Cuando el profesor Wilson nos dijo que el juego tenía una razón de ser cuando se implementaba en el aula creí que tendriamos que hacer un el análisis sociocultural de las rondas infantiles (aunque sería interesante), pero nos dijo que debíamos hacer un avión. Y que volara.
Mis fallidos intentos de pilotaje estuvieron limitados a los pliegues de una hoja de papel y al final me fue bien volando con las letras impresas pero eso de hacer un aeromodelo...

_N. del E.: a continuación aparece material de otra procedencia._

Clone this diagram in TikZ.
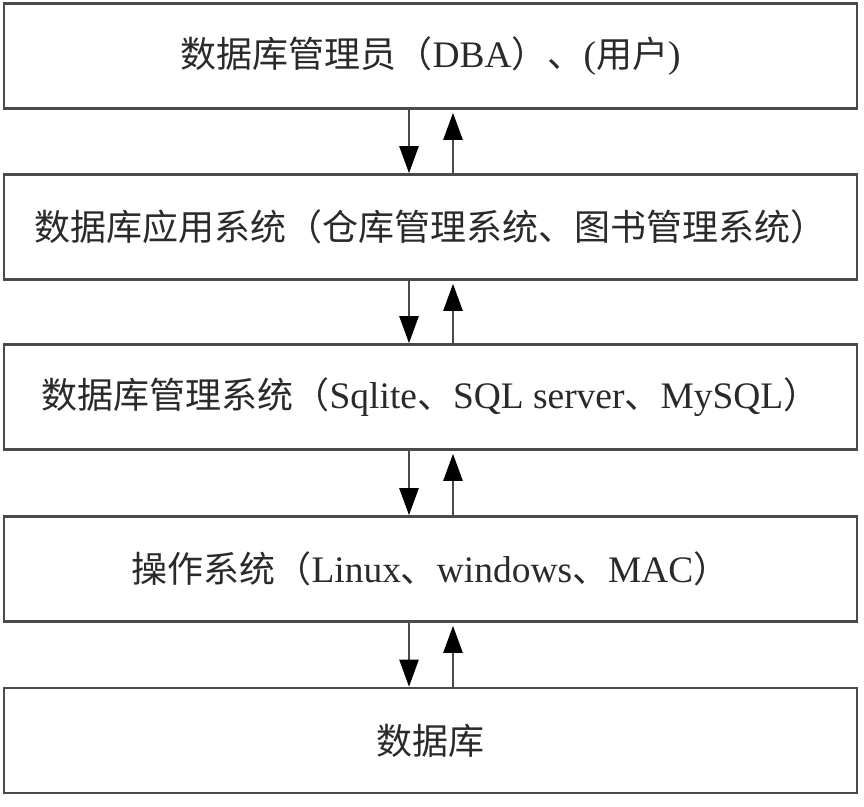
\documentclass[tikz,border=0pt]{standalone}
\usepackage{fontspec}
\setmainfont{Liberation Serif}[Scale=1.04]
\newfontfamily\zhfont{Noto Sans CJK SC}
\newcommand\zh[1]{{\zhfont #1}}
\usetikzlibrary{arrows.meta}
\definecolor{edgegray}{HTML}{4A4A4A}
\definecolor{txtgray}{HTML}{2A2A2A}
\begin{document}
\begin{tikzpicture}[x=1pt,y=1pt,
  layer/.style={draw=edgegray, line width=2.6pt, minimum width=853pt, minimum height=105pt,
    inner sep=0pt, text=txtgray, font=\fontsize{36}{42}\selectfont, anchor=center},
  arr/.style={draw=edgegray, line width=2.4pt, -{Triangle[length=27pt,width=19pt,fill=black,color=black]}}]
\useasboundingbox (0,0) rectangle (864,806);
\fill[white] (0,0) rectangle (864,806);
\node[layer] (b1) at (430.5,750) {\zh{数据库管理员（}DBA\zh{）、}(\zh{用户})};
\node[layer] (b2) at (430.5,579) {\zh{数据库应用系统（仓库管理系统、图书管理系统）}};
\node[layer] (b3) at (430.5,409) {\zh{数据库管理系统（}Sqlite\zh{、}SQL server\zh{、}MySQL\zh{）}};
\node[layer] (b4) at (430.5,237) {\zh{操作系统（}Linux\zh{、}windows\zh{、}MAC\zh{）}};
\node[layer] (b5) at (430.5,65.5) {\zh{数据库}};
\foreach \u/\l in {b1/b2,b2/b3,b3/b4,b4/b5}{
  \draw[arr] ([xshift=-21.5pt]\u.south) -- ([xshift=-21.5pt]\l.north);
  \draw[arr] ([xshift=22.5pt]\l.north) -- ([xshift=22.5pt,yshift=-3pt]\u.south);
}
\end{tikzpicture}
\end{document}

Tomé mis respectivos materiales bajo la presión del tiempo y me dispuse a construir un elemento que, además de simular los avances de la ingeniería aeronáutica, representara el deber cumplido. Pero fíjese que yo siempre me encarreto con eso de las manualidades y aunque a estas alturas del partido no sé que tan funcional sea el vuelo de mi improvisado artefacto, me gusta la idea de capturar el momento en el que sus alas estáticas desgarren los cotidianos vientos bumangueses en busca de un aterrizaje no forzoso. Me acuerdo que cuando pequeño obtábamos con mis amigos por subir insectos a la cabina de mando pero terminaban lanzándose al vacío, sin paracaídas, sin vidas felinas y sobrevivían. Claro que no faltaba el despistado que los pisara. Aplastaditos bajo la bota, a lo mejor sí volaran.

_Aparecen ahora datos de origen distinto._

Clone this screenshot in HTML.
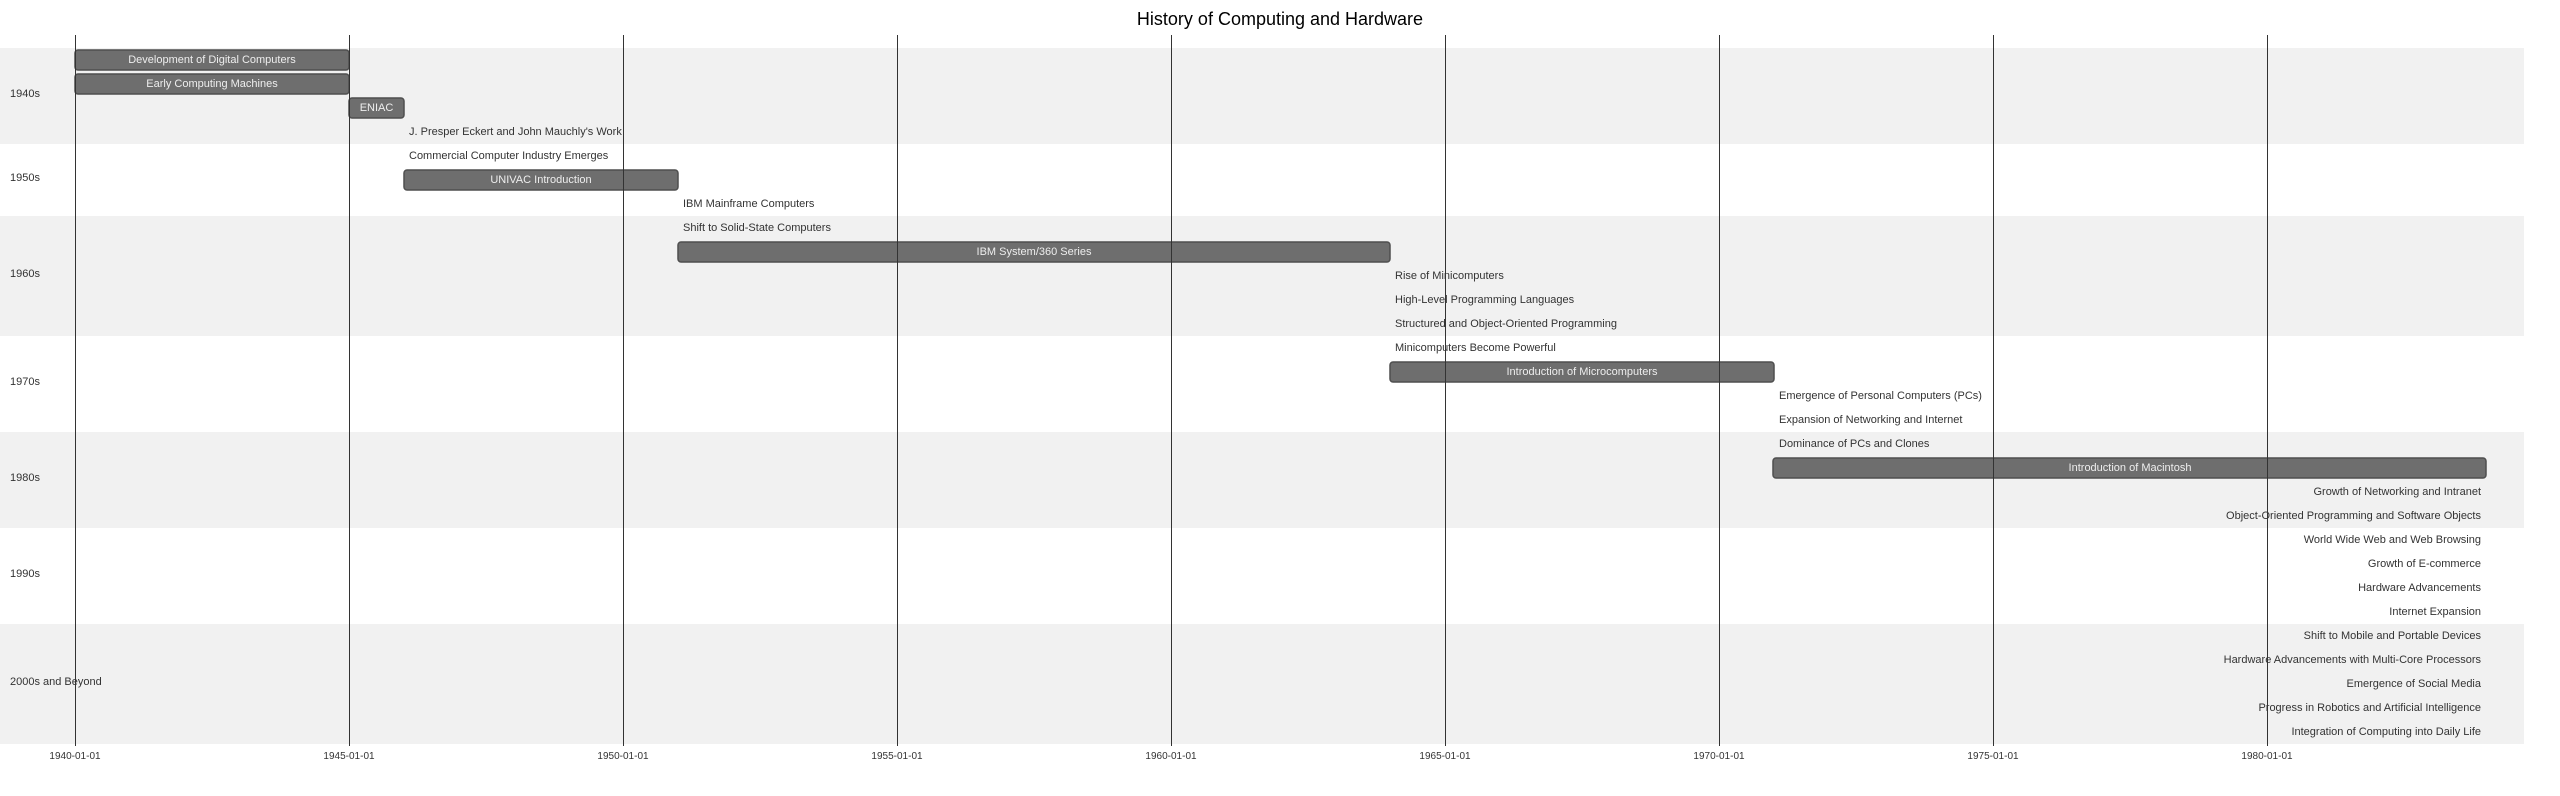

De quedarme bonito el modelo, pudo haberme quedado mejor. Pero no me preocupa, porque ahora estoy atento a mis dedos sobre el teclado, bajo la influencia de la magnífica instrumentación musical de Steve Jablonsky, espero el momento en el que el profesor Wilson sea implacable con la nota, así como lo es con su índice derecho cada vez que dispara el obturador.